Consent must be given EVERY TIME you engage in sexual relations with someone. Just because the person agrees to have sex with you, doesn’t mean they consented to having sex with your friends. Just like if he/she consents to having sex with you that does NOT mean he/she is consenting to photos or videos taken while you are having sex. That is a completely different legal concern.


There are laws in Michigan that say that even though you are of the age of consent, 16 years or older, you can NOT consent to sending pictures or videos of yourself on a computer/phone. Not to mention, with cell phones and computers that have video and photo capabilities, it is easy for your sexual activities to get in the hands of the wrong person.


Failure to get permission will result in Rape charges.


Consent involves five components:


  • It must be freely given: A person cannot manipulate, pressure or drug you to give consent. You must agree to engage in sexual activity out of your own free will. Otherwise it will be considered sexual assault, i.e. non consensual sex.


  • You can change your mind at any time: The fact that you gave your permission at a particular time does not mean that you cannot change your mind and say no at any time. This applies even if on a prior occasion you have engaged in sexual activities with the same person. Just because you had sex then, does NOT mean you consent to sex now.


Even if you are laying naked in bed next to a person, you can change your mind and say NO. If the other person ignores your request, that will be considered sexual abuse, i.e. non consensual sex.


  • You must be aware of what you are consenting to: This means that a conversation must be had between the parties in order to inform those involved what kind of sexual relations you intend on being a part of. That way, if the person you hook up with later claims Rape, i.e. non consensual sex, you can recall the details of the conversation(s) you had with that person to show that there was no Rape; he/she just has “buyer’s remorse.”


  • Consent involves some type of positive action on your part. Don’t leave the consent issue up to your partner: You must be proactive and discuss the consent issue prior to hopping into bed with that person. If you don’t, you are treading in dangerous waters.


Nobody thinks that their partner is going to wake up the next day and claim Rape, but it happens all the time. Make sure you DO YOUR PART in making sure that doesn’t happen to you!


  • You must be specific when it comes to the type of sexual activity you consent to: Just because you and your partner agreed to have oral sex, that doesn’t mean that you can slip your penis into her vagina and have sexual intercourse. That is considered non consensual sexual penetration, penis/vagina.


This is why you must be very specific in understanding your partner’s boundaries. One slip in the wrong area could lead to criminal charges against you.


Non Concensual Sex

How and When To Request Consent

Michigan law requires that you get consent before you take part in any sexual contact. You must communicate your desires and fears before you initiate any sex encounter, otherwise it can be deemed without consent.

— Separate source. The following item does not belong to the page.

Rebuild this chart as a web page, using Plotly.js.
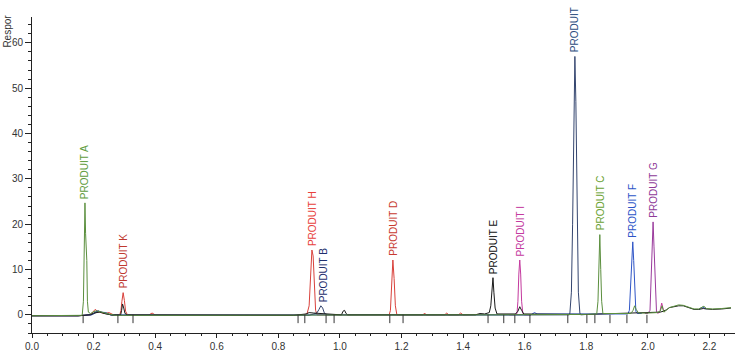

The best way to approach this is to be open and honest about your wishes and boundaries when it comes to being intimate. You should also encourage your sex partner to speak freely and precisely about what he/she is comfortable engaging in. This applies to any sexual relationship, whether it’s a one-night stand or a long-term relationship.


Sexual acts that take place as a result of force or coercion are considered to be without consent, i.e. sexual violence, and will change your life. Any non consensual sexual acts that take place in this manner will ultimately result in serious sexual assault charges against you.


Force does not require handcuffs and zipties, rather if your knee is holding down his/her leg in order for you to give her sex orally, that may be enough for you to get charged.


Therefore, if you participate in any sex-related activity with another person and he/she decided to reject your proposal, you must stop immediately. Failure to acknowledge and respect their wishes will result in serious criminal charges.


Do NOT be afraid to discuss consensual sex. The moment you engage in what may be construed as non consensual sexual contact that is when you should be afraid.